If you’ve seen them live and, like me, were impressed by the songwriting but left wanting something more … it’s all right here on record. This does not sound like an album recorded by a duo. For starters, it sounds robust and well-rounded. Birds is at turns stout and lush, muscular yet agile, often pretty, which is where the shoegazer comparison is apt. Like My Bloody Valentine, Ride, and the Jesus and Mary Chain, Common Loon captures the swirling noise and restless abandon of rock and roll but cages it in subtle melodies and relatively reserved, layered vocals. That big-yet-small essence is one often sought by rookie bands, but rarely achieved on a debut record. And that is why townies will be talking about The Long Dream of Birds for a really long time.
On record, Common Loon has it. The way The Blackouts and the Beauty Shop had it. The way Hum and Braid and the Poster Children had it. The way Jay Bennett and Adam Schmitt had it. Swagger. Smarts. Style. Songwriting. The whole shebang. What a rock band needs to make it.
Let’s start not at the beginning of Birds, but instead in “Mexico,” the record’s seventh entry. A guitar lick—clean, elusive, bouncy—is backed by subtle shaker and tumbling toms. “I’m on the run I guess / I’ll never get away from you,” Robert sings. A distorted echo of the guitar lick unravels itself over the top as the vocals dissolve into the group’s trademark harmonies, layered and drippy-slow like a lava lamp.
I hear the 1990s in these songs: strains of Yo La Tengo and Acetone and Spiritualized and, yes, locals like Hum and C-Clamp. Considering Matt and Robert have cherry-picked the best parts of that musical decade, consider it a compliment. Nothing sounds dated; in fact, given the ungodly number of current bands looking to the 1970s and ’80s for inspiration, it’s a refreshing turn of events to come across a group mining the more recent past—the band members’ actual musical upbringing.
“Dinosaur vs. Early Man” is the single, I suppose. Matt’s synths wrap an electric blanket around his subdued vocals, while Robert’s plaintive guitar and the shuffle of a sleigh bell add background drizzle. The chorus, one long “oooooooooooh / nah-nah-nah, nah-nah-nah” shared between singers, is what people think of when mentioning Common Loon’s knack for dreamy vocals drenched in West Coast psychedelia. It’s rather pleasant to hear such a vocal heritage yanked from its original context. The Beach Boys, this ain’t—but I get why some make that connection.
“Greenland” mixes a bit of Sigur Ros into the equation. It’s a serene, ethereal, evolving song best shown in landscape. This is where you really begin to get just how talented these guys are as arrangers. There are so many moving parts in this fluid song, each with its own distinct melodic element, that in lesser hands the cut would collapse under the weight of its parts. In the care of Robert and Matt, “Greenland” is a statement that inspires awe. If it doesn’t tickle your Absinthe Blind funnybone, cut that arm off—you won’t be needing it any longer.

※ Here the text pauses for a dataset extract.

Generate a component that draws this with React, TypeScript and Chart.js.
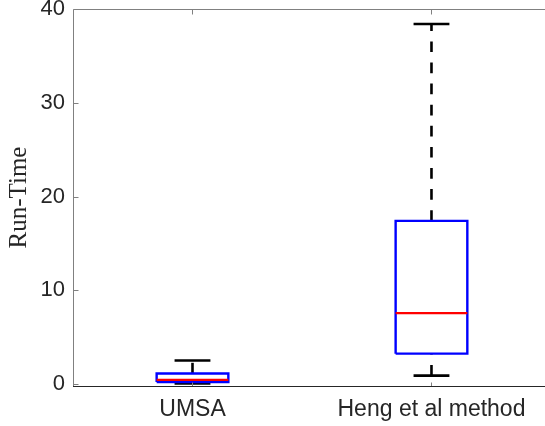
import React, { useEffect, useRef } from "react";
import { Chart, registerables } from "chart.js";

Chart.register(...registerables);

// ---- data ----
const categories = ["UMSA", "Heng et al method"];
const whiskerLow = [0.05, 0.89];
const quartile1 = [0.22, 3.24];
const medians = [0.45, 7.56];
const quartile3 = [1.12, 17.4];
const whiskerHigh = [2.5, 38.4];
const yTickValues = [0, 10, 20, 30, 40];

const BOX_HALF = 0.15;
const CAP_HALF = 0.075;

const framePlugin = {
  id: "matlabFrame",
  afterDatasetsDraw(chart: any) {
    const { ctx, chartArea: a, scales } = chart;
    const xs = scales.x;
    const ys = scales.y;
    const L = Math.round(a.left) + 0.5;
    const R = Math.round(a.right);
    const T = Math.round(a.top) + 0.5;
    const B = Math.round(a.bottom) + 0.5;
    ctx.save();
    ctx.lineWidth = 1;
    ctx.strokeStyle = "#808080";
    ctx.beginPath();
    ctx.moveTo(L, B);
    ctx.lineTo(L, T);
    ctx.lineTo(R, T);
    for (const v of yTickValues) {
      const py = Math.round(ys.getPixelForValue(v)) + 0.5;
      ctx.moveTo(L, py);
      ctx.lineTo(L + 5, py);
    }
    categories.forEach((_, i) => {
      const px = Math.round(xs.getPixelForValue(i + 1)) + 0.5;
      ctx.moveTo(px, B);
      ctx.lineTo(px, B - 4);
      ctx.moveTo(px, T);
      ctx.lineTo(px, T + 5);
    });
    ctx.stroke();
    ctx.strokeStyle = "#262626";
    ctx.beginPath();
    ctx.moveTo(L - 0.5, B);
    ctx.lineTo(R, B);
    ctx.stroke();
    ctx.restore();
  },
};

function lineDs(points: { x: number; y: number }[], color: string, width: number, dash: number[] = []) {
  return {
    data: points,
    showLine: true,
    borderColor: color,
    backgroundColor: color,
    borderWidth: width,
    borderDash: dash,
    borderCapStyle: "butt",
    borderJoinStyle: "miter",
    pointRadius: 0,
    pointHoverRadius: 0,
    tension: 0,
    fill: false,
  };
}

export default function App() {
  const ref = useRef<HTMLCanvasElement | null>(null);

  useEffect(() => {
    if (!ref.current) return;
    const medianSets: any[] = [];
    const boxSets: any[] = [];
    const capSets: any[] = [];
    const whiskerSets: any[] = [];
    categories.forEach((_, i) => {
      const c = i + 1;
      medianSets.push(
        lineDs([{ x: c - BOX_HALF, y: medians[i] }, { x: c + BOX_HALF, y: medians[i] }], "#ff0000", 2.2)
      );
      boxSets.push(
        lineDs(
          [
            { x: c - BOX_HALF, y: quartile1[i] },
            { x: c + BOX_HALF, y: quartile1[i] },
            { x: c + BOX_HALF, y: quartile3[i] },
            { x: c - BOX_HALF, y: quartile3[i] },
            { x: c - BOX_HALF, y: quartile1[i] },
          ],
          "#0000ff",
          2.4
        )
      );
      capSets.push(
        lineDs([{ x: c - CAP_HALF, y: whiskerHigh[i] }, { x: c + CAP_HALF, y: whiskerHigh[i] }], "#000000", 2.6)
      );
      capSets.push(
        lineDs([{ x: c - CAP_HALF, y: whiskerLow[i] }, { x: c + CAP_HALF, y: whiskerLow[i] }], "#000000", 2.6)
      );
      whiskerSets.push(
        lineDs([{ x: c, y: quartile3[i] }, { x: c, y: whiskerHigh[i] }], "#000000", 2.6, [10.7, 10.4])
      );
      whiskerSets.push(
        lineDs([{ x: c, y: whiskerLow[i] }, { x: c, y: quartile1[i] }], "#000000", 2.6, [10.7, 10.4])
      );
    });

    const chart = new Chart(ref.current, {
      type: "scatter",
      data: { datasets: [...medianSets, ...boxSets, ...capSets, ...whiskerSets] as any },
      options: {
        animation: false,
        responsive: false,
        devicePixelRatio: 1,
        layout: { padding: { top: 9, right: 0, left: 0, bottom: 0 } },
        plugins: { legend: { display: false }, tooltip: { enabled: false } },
        scales: {
          x: {
            type: "linear",
            min: 0.5,
            max: 2.475,
            grid: { display: false, drawTicks: false },
            border: { display: false },
            afterBuildTicks: (s: any) => {
              s.ticks = categories.map((_, i) => ({ value: i + 1 }));
            },
            afterFit: (s: any) => {
              s.height = 40;
              s.paddingLeft = 0;
              s.paddingRight = 0;
              s.paddingTop = 0;
              s.paddingBottom = 0;
            },
            ticks: {
              padding: 10,
              maxRotation: 0,
              autoSkip: false,
              color: "#262626",
              font: { family: "Liberation Sans", size: 23 },
              callback: (v: any) => categories[Math.round(Number(v)) - 1] ?? "",
            },
          },
          y: {
            type: "linear",
            min: -0.213,
            max: 40,
            grid: { display: false, drawTicks: false },
            border: { display: false },
            afterBuildTicks: (s: any) => {
              s.ticks = yTickValues.map((v) => ({ value: v }));
            },
            afterFit: (s: any) => {
              s.width = 73;
              s.paddingLeft = 0;
              s.paddingRight = 0;
              s.paddingTop = 0;
              s.paddingBottom = 0;
            },
            ticks: {
              padding: 8,
              color: "#262626",
              font: { family: "Liberation Sans", size: 22 },
              callback: (v: any) => String(v),
            },
            title: {
              display: true,
              text: "Run-Time",
              color: "#262626",
              font: { family: "Liberation Serif", size: 25, weight: "normal" },
              padding: { top: 4, bottom: 0 },
            },
          },
        },
      },
      plugins: [framePlugin],
    } as any);
    return () => chart.destroy();
  }, []);

  return (
    <div
      style={{
        position: "absolute",
        left: 0,
        top: 0,
        width: 545,
        height: 426,
        overflow: "hidden",
        background: "#ffffff",
      }}
    >
      <canvas ref={ref} width={545} height={426} style={{ display: "block", width: 545, height: 426 }} />
    </div>
  );
}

“Happy Ending” dips its toe in Buddy Holly territory as the simple, repetitive chords are deliberately hammered while electronic noise flutters about like a cluster of humming insects. Holly never sang anything like this: “a happy ending leaves this culture to die / forward progress leaves the audience behind.” That dour reading wouldn’t fly in the Fifties. But Holly and his ilk would probably dig the minute-long “Ho-hum Apocalypse,” despite the ominous diction in its title. A cutesy Casio intro breeds an abrupt about face: a Nirvana-esque mess of bashing, stomping, straightforward rock and roll—possibly the hardest Matt and Robert have ever rocked—topped by Matt’s contrasting, composed vocal melody. The kicker is the regressive chorus, a catchy, catch-your-breath juncture that gives way to Robert’s bubble-gum guitar hook—sure to bury itself in your skull. The fleeting tune is about as close to a perfect pop song as you’re going to get. It’s sure to become a favorite of the band’s live set—as soon as the duo figures out a way to pull it off live.
And there’s the rub for me. What Common Loon brings on record should be even more boisterous and beautiful on stage. But they haven’t quite got that part perfected yet, which just goes to show you they are a rookie band after all. So get in on the ground floor and see how high this elevator goes. The other cool thing about living in a pint-sized Midwestern city is that you can watch this story unfold in increments of three and five dollars. Your next opportunity comes this Friday, April 9, at the Cowboy Monkey. It’s the group’s record-release show and they’ll be playing with fellow Parasol label mates New Ruins—no shabby act, that one—and, in a last minute addition, locals Santah. The cover is five bucks. Be sure to wave goodbye as the boys head out of town on a lengthy tour to the East and West coasts.